• [WORK TO DO]: All the data should come back exactly as it was given.

• [SUPPLIED DATA]:
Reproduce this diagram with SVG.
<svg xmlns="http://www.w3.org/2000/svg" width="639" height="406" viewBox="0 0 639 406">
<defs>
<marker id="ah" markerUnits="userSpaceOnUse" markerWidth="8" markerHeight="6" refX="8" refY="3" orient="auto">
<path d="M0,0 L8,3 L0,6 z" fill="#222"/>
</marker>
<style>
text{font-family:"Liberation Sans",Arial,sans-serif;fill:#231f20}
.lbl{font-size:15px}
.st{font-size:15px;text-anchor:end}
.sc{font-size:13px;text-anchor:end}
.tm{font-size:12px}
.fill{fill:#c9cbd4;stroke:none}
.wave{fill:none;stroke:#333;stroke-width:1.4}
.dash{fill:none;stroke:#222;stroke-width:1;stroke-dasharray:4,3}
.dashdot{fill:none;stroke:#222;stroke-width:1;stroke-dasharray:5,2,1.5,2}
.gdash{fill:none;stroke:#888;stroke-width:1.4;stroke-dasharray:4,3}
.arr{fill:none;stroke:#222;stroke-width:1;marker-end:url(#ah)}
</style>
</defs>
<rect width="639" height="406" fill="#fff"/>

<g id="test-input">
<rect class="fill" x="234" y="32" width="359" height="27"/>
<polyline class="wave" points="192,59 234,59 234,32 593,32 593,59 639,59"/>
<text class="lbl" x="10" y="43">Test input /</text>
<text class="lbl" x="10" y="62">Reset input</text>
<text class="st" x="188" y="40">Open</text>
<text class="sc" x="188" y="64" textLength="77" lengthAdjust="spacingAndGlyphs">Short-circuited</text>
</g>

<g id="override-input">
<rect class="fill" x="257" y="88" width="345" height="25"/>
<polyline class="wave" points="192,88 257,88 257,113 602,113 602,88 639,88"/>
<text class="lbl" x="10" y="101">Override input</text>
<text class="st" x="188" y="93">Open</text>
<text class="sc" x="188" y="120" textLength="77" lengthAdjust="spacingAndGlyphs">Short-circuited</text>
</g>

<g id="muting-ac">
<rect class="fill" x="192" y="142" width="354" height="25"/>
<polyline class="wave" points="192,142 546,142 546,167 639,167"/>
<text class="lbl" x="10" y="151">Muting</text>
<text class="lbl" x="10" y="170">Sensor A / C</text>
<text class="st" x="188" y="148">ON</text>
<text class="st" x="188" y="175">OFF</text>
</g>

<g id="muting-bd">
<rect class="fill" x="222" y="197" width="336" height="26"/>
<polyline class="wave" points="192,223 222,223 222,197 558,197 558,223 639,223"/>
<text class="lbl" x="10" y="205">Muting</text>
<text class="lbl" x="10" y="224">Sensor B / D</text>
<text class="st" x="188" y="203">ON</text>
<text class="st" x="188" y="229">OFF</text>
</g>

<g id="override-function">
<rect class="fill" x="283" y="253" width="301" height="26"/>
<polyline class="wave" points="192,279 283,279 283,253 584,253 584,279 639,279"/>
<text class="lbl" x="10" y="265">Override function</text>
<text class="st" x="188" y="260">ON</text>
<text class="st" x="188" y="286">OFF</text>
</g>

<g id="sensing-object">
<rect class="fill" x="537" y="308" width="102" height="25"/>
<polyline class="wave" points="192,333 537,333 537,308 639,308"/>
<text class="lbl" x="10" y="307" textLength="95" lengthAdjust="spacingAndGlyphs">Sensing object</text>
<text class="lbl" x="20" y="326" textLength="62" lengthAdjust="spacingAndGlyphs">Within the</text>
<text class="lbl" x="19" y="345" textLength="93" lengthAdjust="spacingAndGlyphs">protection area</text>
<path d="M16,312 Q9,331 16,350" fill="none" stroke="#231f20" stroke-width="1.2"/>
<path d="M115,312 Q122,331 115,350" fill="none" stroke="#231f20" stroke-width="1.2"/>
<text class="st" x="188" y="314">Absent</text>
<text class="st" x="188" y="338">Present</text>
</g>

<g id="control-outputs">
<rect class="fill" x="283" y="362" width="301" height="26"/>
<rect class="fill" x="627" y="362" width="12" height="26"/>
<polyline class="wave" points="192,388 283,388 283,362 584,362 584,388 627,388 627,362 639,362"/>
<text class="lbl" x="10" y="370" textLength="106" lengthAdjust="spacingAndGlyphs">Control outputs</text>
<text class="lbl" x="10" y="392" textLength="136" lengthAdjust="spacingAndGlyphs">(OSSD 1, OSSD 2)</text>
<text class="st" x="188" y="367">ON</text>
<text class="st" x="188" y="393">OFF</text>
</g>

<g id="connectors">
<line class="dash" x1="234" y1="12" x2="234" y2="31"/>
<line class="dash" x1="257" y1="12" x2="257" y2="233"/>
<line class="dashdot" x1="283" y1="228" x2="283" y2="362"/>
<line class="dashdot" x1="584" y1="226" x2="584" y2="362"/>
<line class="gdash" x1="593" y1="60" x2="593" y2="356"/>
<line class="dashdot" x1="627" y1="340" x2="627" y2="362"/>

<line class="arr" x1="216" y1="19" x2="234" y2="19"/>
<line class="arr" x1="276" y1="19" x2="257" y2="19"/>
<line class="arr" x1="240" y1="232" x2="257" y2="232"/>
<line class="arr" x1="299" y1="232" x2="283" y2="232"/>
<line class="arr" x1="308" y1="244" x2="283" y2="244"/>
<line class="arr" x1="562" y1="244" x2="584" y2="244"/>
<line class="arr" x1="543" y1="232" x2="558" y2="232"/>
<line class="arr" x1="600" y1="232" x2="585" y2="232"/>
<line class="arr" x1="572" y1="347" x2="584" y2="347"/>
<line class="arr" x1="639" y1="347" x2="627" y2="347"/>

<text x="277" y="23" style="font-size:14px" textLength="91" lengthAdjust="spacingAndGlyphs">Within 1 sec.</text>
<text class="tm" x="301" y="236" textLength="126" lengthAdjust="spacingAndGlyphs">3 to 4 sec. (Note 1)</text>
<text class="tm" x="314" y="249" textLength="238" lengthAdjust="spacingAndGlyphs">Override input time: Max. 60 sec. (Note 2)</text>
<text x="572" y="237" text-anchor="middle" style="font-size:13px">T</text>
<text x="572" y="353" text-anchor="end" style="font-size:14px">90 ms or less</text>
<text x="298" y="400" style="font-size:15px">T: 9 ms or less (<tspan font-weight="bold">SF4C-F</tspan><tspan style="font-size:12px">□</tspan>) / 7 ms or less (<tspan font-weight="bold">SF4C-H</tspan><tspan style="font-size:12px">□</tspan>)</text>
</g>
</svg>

• [TASK ANSWER]:
Reproduce this diagram with SVG.
<svg xmlns="http://www.w3.org/2000/svg" width="639" height="406" viewBox="0 0 639 406">
<defs>
<marker id="ah" markerUnits="userSpaceOnUse" markerWidth="8" markerHeight="6" refX="8" refY="3" orient="auto">
<path d="M0,0 L8,3 L0,6 z" fill="#222"/>
</marker>
<style>
text{font-family:"Liberation Sans",Arial,sans-serif;fill:#231f20}
.lbl{font-size:15px}
.st{font-size:15px;text-anchor:end}
.sc{font-size:13px;text-anchor:end}
.tm{font-size:12px}
.fill{fill:#c9cbd4;stroke:none}
.wave{fill:none;stroke:#333;stroke-width:1.4}
.dash{fill:none;stroke:#222;stroke-width:1;stroke-dasharray:4,3}
.dashdot{fill:none;stroke:#222;stroke-width:1;stroke-dasharray:5,2,1.5,2}
.gdash{fill:none;stroke:#888;stroke-width:1.4;stroke-dasharray:4,3}
.arr{fill:none;stroke:#222;stroke-width:1;marker-end:url(#ah)}
</style>
</defs>
<rect width="639" height="406" fill="#fff"/>

<g id="test-input">
<rect class="fill" x="234" y="32" width="359" height="27"/>
<polyline class="wave" points="192,59 234,59 234,32 593,32 593,59 639,59"/>
<text class="lbl" x="10" y="43">Test input /</text>
<text class="lbl" x="10" y="62">Reset input</text>
<text class="st" x="188" y="40">Open</text>
<text class="sc" x="188" y="64" textLength="77" lengthAdjust="spacingAndGlyphs">Short-circuited</text>
</g>

<g id="override-input">
<rect class="fill" x="257" y="88" width="345" height="25"/>
<polyline class="wave" points="192,88 257,88 257,113 602,113 602,88 639,88"/>
<text class="lbl" x="10" y="101">Override input</text>
<text class="st" x="188" y="93">Open</text>
<text class="sc" x="188" y="120" textLength="77" lengthAdjust="spacingAndGlyphs">Short-circuited</text>
</g>

<g id="muting-ac">
<rect class="fill" x="192" y="142" width="354" height="25"/>
<polyline class="wave" points="192,142 546,142 546,167 639,167"/>
<text class="lbl" x="10" y="151">Muting</text>
<text class="lbl" x="10" y="170">Sensor A / C</text>
<text class="st" x="188" y="148">ON</text>
<text class="st" x="188" y="175">OFF</text>
</g>

<g id="muting-bd">
<rect class="fill" x="222" y="197" width="336" height="26"/>
<polyline class="wave" points="192,223 222,223 222,197 558,197 558,223 639,223"/>
<text class="lbl" x="10" y="205">Muting</text>
<text class="lbl" x="10" y="224">Sensor B / D</text>
<text class="st" x="188" y="203">ON</text>
<text class="st" x="188" y="229">OFF</text>
</g>

<g id="override-function">
<rect class="fill" x="283" y="253" width="301" height="26"/>
<polyline class="wave" points="192,279 283,279 283,253 584,253 584,279 639,279"/>
<text class="lbl" x="10" y="265">Override function</text>
<text class="st" x="188" y="260">ON</text>
<text class="st" x="188" y="286">OFF</text>
</g>

<g id="sensing-object">
<rect class="fill" x="537" y="308" width="102" height="25"/>
<polyline class="wave" points="192,333 537,333 537,308 639,308"/>
<text class="lbl" x="10" y="307" textLength="95" lengthAdjust="spacingAndGlyphs">Sensing object</text>
<text class="lbl" x="20" y="326" textLength="62" lengthAdjust="spacingAndGlyphs">Within the</text>
<text class="lbl" x="19" y="345" textLength="93" lengthAdjust="spacingAndGlyphs">protection area</text>
<path d="M16,312 Q9,331 16,350" fill="none" stroke="#231f20" stroke-width="1.2"/>
<path d="M115,312 Q122,331 115,350" fill="none" stroke="#231f20" stroke-width="1.2"/>
<text class="st" x="188" y="314">Absent</text>
<text class="st" x="188" y="338">Present</text>
</g>

<g id="control-outputs">
<rect class="fill" x="283" y="362" width="301" height="26"/>
<rect class="fill" x="627" y="362" width="12" height="26"/>
<polyline class="wave" points="192,388 283,388 283,362 584,362 584,388 627,388 627,362 639,362"/>
<text class="lbl" x="10" y="370" textLength="106" lengthAdjust="spacingAndGlyphs">Control outputs</text>
<text class="lbl" x="10" y="392" textLength="136" lengthAdjust="spacingAndGlyphs">(OSSD 1, OSSD 2)</text>
<text class="st" x="188" y="367">ON</text>
<text class="st" x="188" y="393">OFF</text>
</g>

<g id="connectors">
<line class="dash" x1="234" y1="12" x2="234" y2="31"/>
<line class="dash" x1="257" y1="12" x2="257" y2="233"/>
<line class="dashdot" x1="283" y1="228" x2="283" y2="362"/>
<line class="dashdot" x1="584" y1="226" x2="584" y2="362"/>
<line class="gdash" x1="593" y1="60" x2="593" y2="356"/>
<line class="dashdot" x1="627" y1="340" x2="627" y2="362"/>

<line class="arr" x1="216" y1="19" x2="234" y2="19"/>
<line class="arr" x1="276" y1="19" x2="257" y2="19"/>
<line class="arr" x1="240" y1="232" x2="257" y2="232"/>
<line class="arr" x1="299" y1="232" x2="283" y2="232"/>
<line class="arr" x1="308" y1="244" x2="283" y2="244"/>
<line class="arr" x1="562" y1="244" x2="584" y2="244"/>
<line class="arr" x1="543" y1="232" x2="558" y2="232"/>
<line class="arr" x1="600" y1="232" x2="585" y2="232"/>
<line class="arr" x1="572" y1="347" x2="584" y2="347"/>
<line class="arr" x1="639" y1="347" x2="627" y2="347"/>

<text x="277" y="23" style="font-size:14px" textLength="91" lengthAdjust="spacingAndGlyphs">Within 1 sec.</text>
<text class="tm" x="301" y="236" textLength="126" lengthAdjust="spacingAndGlyphs">3 to 4 sec. (Note 1)</text>
<text class="tm" x="314" y="249" textLength="238" lengthAdjust="spacingAndGlyphs">Override input time: Max. 60 sec. (Note 2)</text>
<text x="572" y="237" text-anchor="middle" style="font-size:13px">T</text>
<text x="572" y="353" text-anchor="end" style="font-size:14px">90 ms or less</text>
<text x="298" y="400" style="font-size:15px">T: 9 ms or less (<tspan font-weight="bold">SF4C-F</tspan><tspan style="font-size:12px">□</tspan>) / 7 ms or less (<tspan font-weight="bold">SF4C-H</tspan><tspan style="font-size:12px">□</tspan>)</text>
</g>
</svg>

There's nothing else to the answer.